President Obama today expressed confidence in U.S. government finances, following a first-ever downgrade of the country's AAA credit rating by Standard & Poor's, and said he senses new urgency for a bipartisan debt-reduction deal later this year.
"No matter what some agency may say," Obama said, "we've always been and always will be a triple-A country."
But the president's remarks, his first since the downgrade, did little to calm volatile stock markets, which began tumbling from Monday's opening bell. As Obama spoke, the Dow Jones Industrial Average dipped below the 11,000 mark and continued to fall.
The president attributed the market upheaval to a "string of economic disruptions" around the world, and the debt ceiling debate brinksmanship that raised the specter of a U.S. default.
"All of this is a legitimate source of concern," he said. "But here's the good news: Our problems are eminently solvable, and we know what we have to do to solve them. With respect to debt, our problem is not confidence in our credit. The markets continue to reaffirm our credit as among the world's safest. Our challenge is the need to tackle our deficits over the long term."
Obama said he hoped the unprecedented downgrade of U.S. debt -- for right or for wrong -- would instill a "renewed sense of urgency" in Republican and Democratic leaders who are tasked with reaching a $1.5 trillion deficit reduction plan before the end of the year.
Meanwhile, finger-pointing over the downgrade has intensified, with Republicans and Democrats blaming each other for failing to take sufficient steps to bend the nation's long-term debt curve downward.
"The fact of the matter is that this is essentially a Tea Party downgrade," Obama adviser David Axelrod said Sunday on CBS' "Face the Nation."
"They are totally unreasonable and doctrinaire and not founded in reality," former Vermont Democratic Gov. Howard Dean, also appearing on CBS, added of House Republicans.
"I think they've been smoking some of that tea and not just drinking it," he said.
Democrats say GOP lawmakers' intransigence over increasing taxes pushed the debt-ceiling debate to the brink, and in doing so created a dim outlook for further debt reduction compromises in the future.
Republicans, however, insist Obama is to blame.
"The unprecedented downgrade is a direct result of Obama and [Treasury Secretary Timothy] Geithner's failure to cut the debt," Republican National Committee chairman Reince Priebus said. "For two and half years, Republicans warned of the dangers of Obama's reckless spending. All the while, he and Geithner proposed record deficits and absolutely no plan to cut spending."
Former Massachusetts Gov. Mitt Romney, running to unseat Obama, blasted the president for what he calls a failure of leadership.

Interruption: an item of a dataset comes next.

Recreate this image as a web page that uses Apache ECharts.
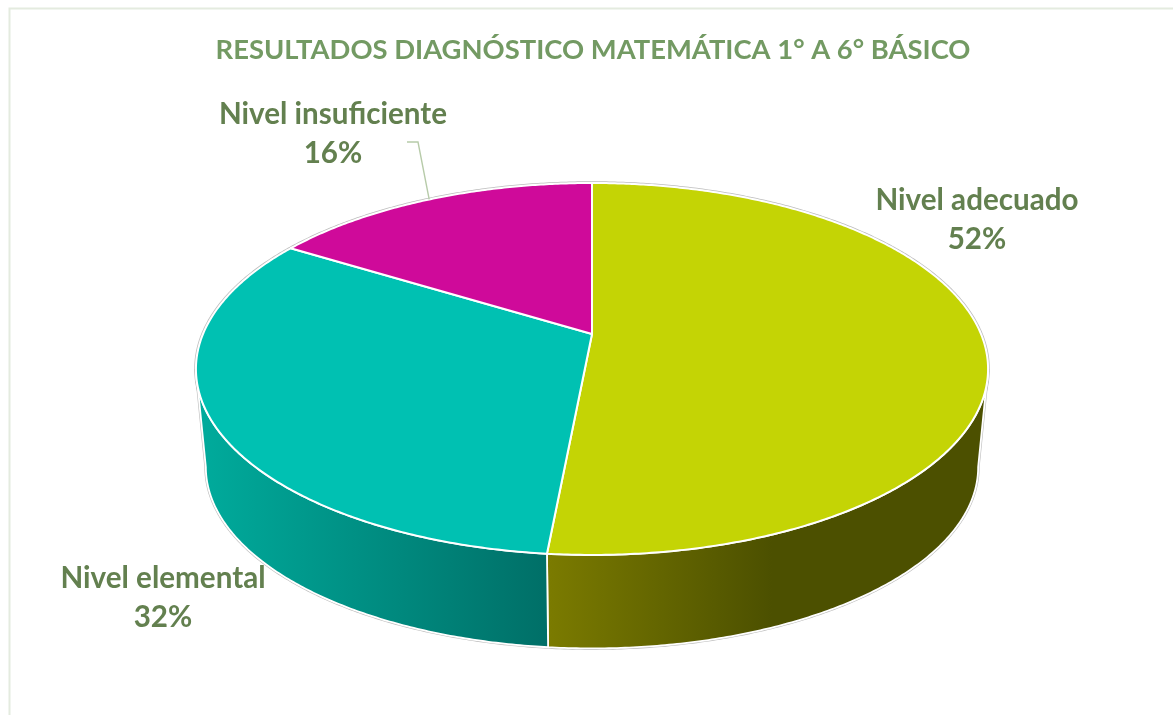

"The president's failure to put the nation's fiscal and economic house in order has caused a massive loss of confidence that resulted in an embarrassing downgrade," Romney said. "In the Carter era, it was called 'malaise.' Under President Obama, it's called meltdown."
The partisan rhetoric from both parties after the downgrade underscores the political dynamic that Standard and Poor's cited as a major factor in its decision.
"We believe that the prolonged controversy over raising the statutory debt ceiling and the related fiscal policy debate indicate that further near-term progress containing the growth in public spending, especially on entitlements, or on reaching an agreement on raising revenues is less likely than we previously assumed," the company said in a statement, "and will remain a contentious and fitful process."
S&P also singled out Republican opposition to tax increases, specifically expiration of the Bush tax cuts at the end of 2012, as a contributor to its forecast. The company suggested additional tax revenue would be necessary for trimming the deficit and debt.